What is the life cycle of head lice and their eggs?
Eggs are laid by adult female lice and usually take about a week to hatch into nymphs. Nymphs are immature lice that mature into adults about a week after hatching from the egg. Once they reach adulthood adult lice can live about 30 days on a person’s head. If they come off the host, they usually die within 24 hours. Female adult lice lay 4 to 8 eggs per day and can lay 100 or more eggs during their lifetime. The eggs are glued to hair shafts and hatch in 4-10 days. It takes another 9-12 days for the female louse to mature. She mates 24 hours later and starts laying eggs.
What is the difference between an egg and a nit?
There is not a difference although a nit is usually referred to as the empty shell and the egg as a viable egg. Sometimes people refer to one or the other in relation to its viability.
How can I tell if the nits are dead or alive?
Although a microscope would be able to show you whether an egg is empty or not, there is no way to tell whether a non-empty shell is viable or not.
What are some steps I can take to help prevent and control the spread of head lice?
Avoid head to head contact during play, sleepovers, or other activities at home, school, and elsewhere. Do not share combs, brushes or towels used by an infested person. Do not share clothing such as hats, scarves, coats, hair ribbons or barrettes. Machine wash and dry clothing, bed linens, and other items that an infested person used or wore during the previous 2 days using a hot water laundry cycle and high heat drying cycle. Do not use fumigant sprays or fogs; they are not necessary to control head lice and can be toxic if inhaled or absorbed through the skin.

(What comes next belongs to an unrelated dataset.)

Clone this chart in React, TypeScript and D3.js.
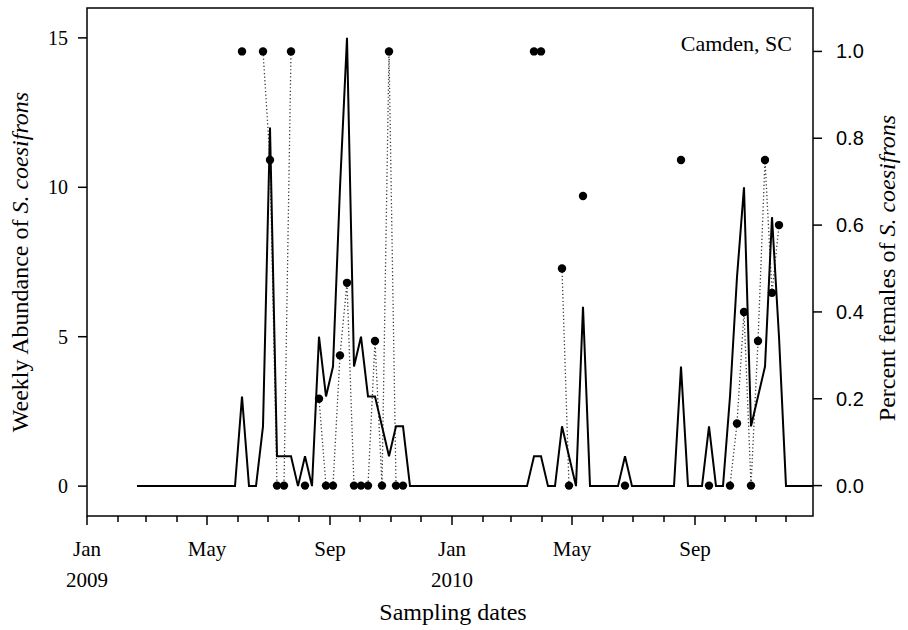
import React from "react";
import * as d3 from "d3";

// ---- Data (weekly samples) ----
const season2009Start = "2009-02-20";
const abundance2009 = [
  0, 0, 0, 0, 0, 0, 0, 0, 0, 0, 0, 0, 0, 0, 0,
  3, 0, 0, 2, 12, 1, 1, 1, 0, 1, 0, 5, 3, 4, 10, 15, 4, 5, 3, 3, 2, 1, 2, 2, 0,
  0, 0, 0, 0, 0, 0,
];
const females2009: (number | null)[] = [
  null, null, null, null, null, null, null, null, null, null, null, null, null, null, null,
  1.0, null, null, 1.0, 0.75, 0, 0, 1.0, null, 0, null, 0.2, 0, 0, 0.3, 0.467, 0, 0, 0, 0.333, 0, 1.0, 0, 0, null,
  null, null, null, null, null, null,
];

const season2010Start = "2010-01-06";
const abundance2010 = [
  0, 0, 0, 0, 0, 0, 0, 0, 0, 0, 0,
  1, 1, 0, 0, 2, 1, 0, 6,
  0, 0, 0, 0, 0,
  1,
  0, 0, 0, 0, 0, 0, 0,
  4, 0, 0, 0, 2, 0, 0,
  3, 7, 10, 2, 3, 4, 9, 5,
  0, 0, 0, 0, 0,
];
const females2010: (number | null)[] = [
  null, null, null, null, null, null, null, null, null, null, null,
  1.0, 1.0, null, null, 0.5, 0, null, 0.667,
  null, null, null, null, null,
  0,
  null, null, null, null, null, null, null,
  0.75, null, null, null, 0, null, null,
  0, 0.143, 0.4, 0, 0.333, 0.75, 0.444, 0.6,
  null, null, null, null, null,
];

const leftTicks = [0, 5, 10, 15];
const rightTicks = [0, 0.2, 0.4, 0.6, 0.8, 1.0];
const majorMonths = [0, 4, 8];

type Sample = { date: Date; abundance: number; female: number | null };

function buildSeason(start: string, ab: number[], fe: (number | null)[]): Sample[] {
  const s = d3.timeParse("%Y-%m-%d")(start) as Date;
  return ab.map((a, i) => ({ date: d3.timeDay.offset(s, 7 * i), abundance: a, female: fe[i] }));
}

const samples: Sample[] = [
  ...buildSeason(season2009Start, abundance2009, females2009),
  ...buildSeason(season2010Start, abundance2010, females2010),
];

export default function App() {
  const W = 908, H = 630;
  const L = 87, R = 813, T = 8, B = 516;
  const x = d3.scaleTime().domain([new Date(2009, 0, 1), new Date(2010, 11, 28)]).range([L, R]);
  const yL = d3.scaleLinear().domain([-1, 16]).range([B, T]);
  const yR = d3.scaleLinear().domain([-0.07, 1.1]).range([B, T]);

  const abLine = d3.line<Sample>().x((d) => x(d.date)).y((d) => yL(d.abundance))(samples) || "";
  const feLine = d3
    .line<Sample>()
    .defined((d) => d.female !== null)
    .x((d) => x(d.date))
    .y((d) => yR(d.female as number))(samples) || "";

  const months = d3.timeMonth.range(new Date(2009, 0, 1), new Date(2010, 11, 29));
  const fmtMonth = d3.timeFormat("%b");
  const serif = "'Liberation Serif', 'Times New Roman', serif";
  const sans = "'Liberation Sans', Arial, sans-serif";

  return (
    <svg width={W} height={H} style={{ position: "absolute", left: 0, top: 0, background: "#fff" }}>
      <defs>
        <clipPath id="plot">
          <rect x={L} y={T} width={R - L} height={B - T} />
        </clipPath>
      </defs>
      <rect x={0} y={0} width={W} height={H} fill="#fff" />
      <g clipPath="url(#plot)">
        <path d={feLine} fill="none" stroke="#333" strokeWidth={1.3} strokeDasharray="1.2 2.4" />
        <path d={abLine} fill="none" stroke="#000" strokeWidth={2} strokeLinejoin="miter" />
        {samples
          .filter((d) => d.female !== null)
          .map((d, i) => (
            <circle key={i} cx={x(d.date)} cy={yR(d.female as number)} r={4.2} fill="#000" />
          ))}
      </g>
      <rect x={L} y={T} width={R - L} height={B - T} fill="none" stroke="#000" strokeWidth={1.5} />

      {/* bottom axis */}
      {months.map((m, i) => {
        const major = majorMonths.includes(m.getMonth());
        const xx = x(m);
        return (
          <g key={i}>
            <line x1={xx} x2={xx} y1={B} y2={B + (major ? 9 : 6)} stroke="#000" strokeWidth={1.5} />
            {major && (
              <text x={xx} y={556} textAnchor="middle" fontFamily={serif} fontSize={21}>
                {fmtMonth(m)}
              </text>
            )}
            {m.getMonth() === 0 && (
              <text x={xx} y={587} textAnchor="middle" fontFamily={serif} fontSize={21}>
                {m.getFullYear()}
              </text>
            )}
          </g>
        );
      })}
      <text x={453} y={620} textAnchor="middle" fontFamily={serif} fontSize={24}>
        Sampling dates
      </text>

      {/* left axis */}
      {leftTicks.map((t) => (
        <g key={t}>
          <line x1={L - 9} x2={L} y1={yL(t)} y2={yL(t)} stroke="#000" strokeWidth={1.5} />
          <text x={L - 19} y={yL(t) + 7} textAnchor="end" fontFamily={serif} fontSize={20}>
            {t}
          </text>
        </g>
      ))}
      <text
        transform={`translate(28, ${(T + B) / 2}) rotate(-90)`}
        textAnchor="middle"
        fontFamily={serif}
        fontSize={24}
      >
        Weekly Abundance of <tspan fontStyle="italic">S. coesifrons</tspan>
      </text>

      {/* right axis */}
      {rightTicks.map((t) => (
        <g key={t}>
          <line x1={R} x2={R + 9} y1={yR(t)} y2={yR(t)} stroke="#000" strokeWidth={1.5} />
          <text x={R + 23} y={yR(t) + 7} textAnchor="start" fontFamily={sans} fontSize={20}>
            {t.toFixed(1)}
          </text>
        </g>
      ))}
      <text
        transform={`translate(895, ${(T + B) / 2 + 6}) rotate(-90)`}
        textAnchor="middle"
        fontFamily={serif}
        fontSize={24}
      >
        Percent females of <tspan fontStyle="italic">S. coesifrons</tspan>
      </text>

      <text x={792} y={51} textAnchor="end" fontFamily={serif} fontSize={22}>
        Camden, SC
      </text>
    </svg>
  );
}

Do I have to treat everyone if only one person is found to have head lice?
It is very common for close family or friends of infested individuals to also have lice. It is suggested that you check everyone in the household. You do not want to treat anyone who does not have lice, however many clients who have a family member with lice will choose to have a dimethicone oil treatment. This treatment, which is completely non-toxic, is a quick and easy way to kill any small bug that may be in the hair, but is very hard to find.
How do I treat my home for head lice?
Because lice cannot survive long away from the human head, treating your home for head lice isn’t necessary. That being said, we understand the need to feel you’re in a safe, lice free environment. Wash bedding and clothing, including pajamas, worn by infested person(s) within the past 24 hours in hot water, and dry on high heat. Remove any hair from brushes, combs, etc. and place items in very hot water for 20 minutes, or in the freezer, within a plastic bag, for 10 hours. If desired, vacuum or sticky lint roll furniture and carpeting. It is recommended you do not use pesticide sprays in your home; they will unnecessarily expose you and your household to potentially harmful chemicals.
What about combs, Brushes, and Hair accessories?
You can place them on the top rack of the dishwasher or soak items in HOT (not boiling) water for 20 minutes. You can also put them in a plastic bag in the freezer for 10 hours.